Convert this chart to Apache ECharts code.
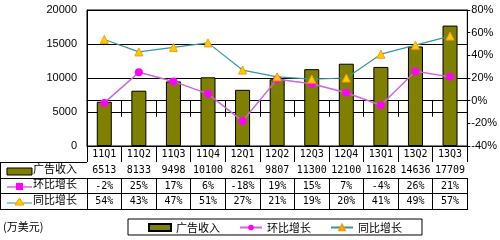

==

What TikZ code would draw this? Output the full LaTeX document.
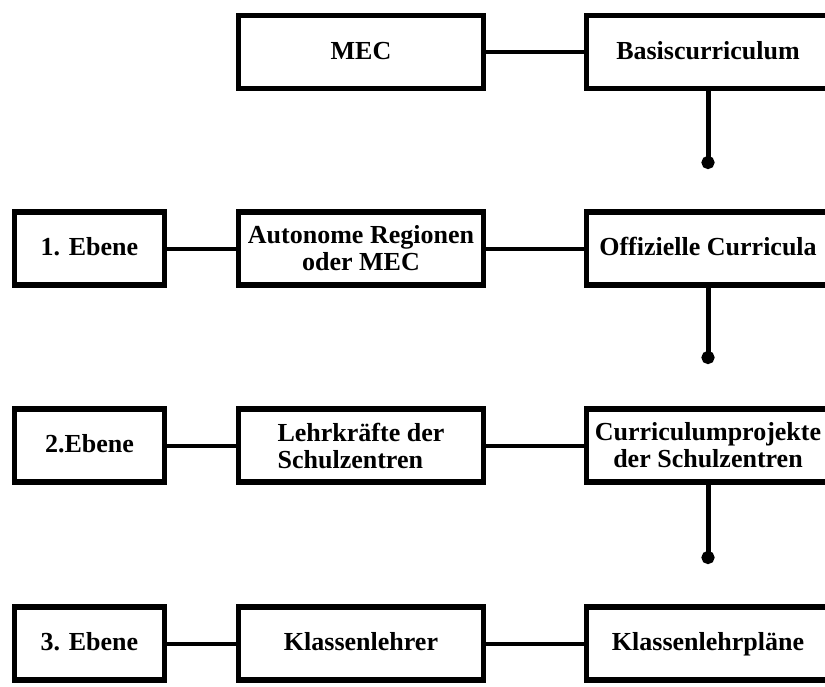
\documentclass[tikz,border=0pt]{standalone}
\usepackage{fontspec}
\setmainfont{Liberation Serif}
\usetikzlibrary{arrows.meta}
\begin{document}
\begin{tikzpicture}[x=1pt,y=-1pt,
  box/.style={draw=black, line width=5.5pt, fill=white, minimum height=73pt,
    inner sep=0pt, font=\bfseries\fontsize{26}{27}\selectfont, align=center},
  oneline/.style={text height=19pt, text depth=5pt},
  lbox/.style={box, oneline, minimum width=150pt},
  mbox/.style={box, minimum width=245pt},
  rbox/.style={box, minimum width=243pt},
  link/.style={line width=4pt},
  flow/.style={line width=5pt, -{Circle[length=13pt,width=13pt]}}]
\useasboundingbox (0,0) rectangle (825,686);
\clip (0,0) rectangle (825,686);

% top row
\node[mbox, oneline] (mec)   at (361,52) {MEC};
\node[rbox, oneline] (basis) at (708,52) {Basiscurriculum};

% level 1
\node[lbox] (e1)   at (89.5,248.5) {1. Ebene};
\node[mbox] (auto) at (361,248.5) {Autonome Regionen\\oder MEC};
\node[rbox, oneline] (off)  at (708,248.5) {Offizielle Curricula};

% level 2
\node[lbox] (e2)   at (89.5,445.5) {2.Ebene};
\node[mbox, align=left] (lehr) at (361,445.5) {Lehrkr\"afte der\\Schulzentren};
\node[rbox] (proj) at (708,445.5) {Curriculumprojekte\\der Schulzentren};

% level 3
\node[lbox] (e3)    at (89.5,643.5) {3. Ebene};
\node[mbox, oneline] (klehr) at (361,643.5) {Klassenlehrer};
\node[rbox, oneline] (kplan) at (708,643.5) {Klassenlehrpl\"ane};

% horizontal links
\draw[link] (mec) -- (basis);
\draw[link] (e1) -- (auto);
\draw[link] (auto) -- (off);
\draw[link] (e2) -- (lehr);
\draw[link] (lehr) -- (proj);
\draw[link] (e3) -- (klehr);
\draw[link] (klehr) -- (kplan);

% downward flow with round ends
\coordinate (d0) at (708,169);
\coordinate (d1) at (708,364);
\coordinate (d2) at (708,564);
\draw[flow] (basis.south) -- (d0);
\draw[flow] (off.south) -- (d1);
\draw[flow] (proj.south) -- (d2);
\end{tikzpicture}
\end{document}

* * *

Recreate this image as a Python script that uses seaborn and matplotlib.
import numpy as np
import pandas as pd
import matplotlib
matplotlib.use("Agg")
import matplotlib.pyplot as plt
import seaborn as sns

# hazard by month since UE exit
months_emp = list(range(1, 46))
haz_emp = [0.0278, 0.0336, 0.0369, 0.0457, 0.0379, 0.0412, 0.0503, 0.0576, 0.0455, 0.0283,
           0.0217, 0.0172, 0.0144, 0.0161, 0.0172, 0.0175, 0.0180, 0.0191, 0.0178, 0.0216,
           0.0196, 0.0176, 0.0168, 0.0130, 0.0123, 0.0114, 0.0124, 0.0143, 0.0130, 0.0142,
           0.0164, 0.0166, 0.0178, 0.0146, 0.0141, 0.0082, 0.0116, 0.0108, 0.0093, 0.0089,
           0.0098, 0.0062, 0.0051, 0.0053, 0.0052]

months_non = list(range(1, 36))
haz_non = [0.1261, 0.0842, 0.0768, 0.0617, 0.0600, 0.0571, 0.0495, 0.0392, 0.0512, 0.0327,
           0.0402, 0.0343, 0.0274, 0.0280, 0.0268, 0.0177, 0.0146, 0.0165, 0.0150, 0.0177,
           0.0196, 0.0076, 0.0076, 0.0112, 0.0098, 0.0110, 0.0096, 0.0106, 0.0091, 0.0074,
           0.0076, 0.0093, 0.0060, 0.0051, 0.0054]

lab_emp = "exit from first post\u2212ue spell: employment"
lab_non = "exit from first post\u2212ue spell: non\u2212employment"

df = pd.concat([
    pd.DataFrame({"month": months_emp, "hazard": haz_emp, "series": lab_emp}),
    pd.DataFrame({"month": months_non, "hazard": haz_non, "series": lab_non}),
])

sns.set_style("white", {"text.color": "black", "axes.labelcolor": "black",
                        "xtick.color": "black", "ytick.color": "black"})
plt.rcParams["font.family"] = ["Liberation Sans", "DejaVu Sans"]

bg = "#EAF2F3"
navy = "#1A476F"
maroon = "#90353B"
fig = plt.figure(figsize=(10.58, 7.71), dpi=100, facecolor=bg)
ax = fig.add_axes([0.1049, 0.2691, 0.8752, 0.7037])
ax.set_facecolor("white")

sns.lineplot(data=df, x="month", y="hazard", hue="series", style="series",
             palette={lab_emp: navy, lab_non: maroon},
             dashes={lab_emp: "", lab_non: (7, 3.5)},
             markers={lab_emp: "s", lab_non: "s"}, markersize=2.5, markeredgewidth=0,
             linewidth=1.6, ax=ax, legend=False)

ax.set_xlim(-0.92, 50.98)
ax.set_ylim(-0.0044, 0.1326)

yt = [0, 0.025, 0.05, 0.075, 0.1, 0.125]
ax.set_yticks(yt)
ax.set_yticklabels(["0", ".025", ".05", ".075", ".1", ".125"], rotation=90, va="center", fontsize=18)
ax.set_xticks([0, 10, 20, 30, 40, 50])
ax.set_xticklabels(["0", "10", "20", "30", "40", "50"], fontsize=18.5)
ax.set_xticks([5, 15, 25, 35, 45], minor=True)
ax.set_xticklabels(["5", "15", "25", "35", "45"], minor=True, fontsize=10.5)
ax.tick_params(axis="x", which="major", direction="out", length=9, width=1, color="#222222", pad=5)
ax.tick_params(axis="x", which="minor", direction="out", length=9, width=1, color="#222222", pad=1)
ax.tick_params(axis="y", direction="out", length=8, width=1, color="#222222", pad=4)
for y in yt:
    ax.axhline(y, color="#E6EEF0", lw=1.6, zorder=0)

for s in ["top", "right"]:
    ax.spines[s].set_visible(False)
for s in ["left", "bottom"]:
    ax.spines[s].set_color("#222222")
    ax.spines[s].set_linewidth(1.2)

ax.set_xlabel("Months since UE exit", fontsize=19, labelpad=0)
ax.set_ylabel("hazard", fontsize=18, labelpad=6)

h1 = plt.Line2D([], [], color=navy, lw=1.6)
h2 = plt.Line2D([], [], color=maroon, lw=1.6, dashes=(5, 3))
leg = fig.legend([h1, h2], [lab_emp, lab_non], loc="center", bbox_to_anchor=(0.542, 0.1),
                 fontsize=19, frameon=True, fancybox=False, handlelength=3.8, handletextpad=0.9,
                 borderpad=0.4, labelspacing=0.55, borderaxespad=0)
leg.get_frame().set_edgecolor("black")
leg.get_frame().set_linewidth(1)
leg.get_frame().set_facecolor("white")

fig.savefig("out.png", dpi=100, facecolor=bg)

### REQUIRED WORK
How many of the lines above contain the string "this"? Give the number only.

### EXERCISE ANSWER
3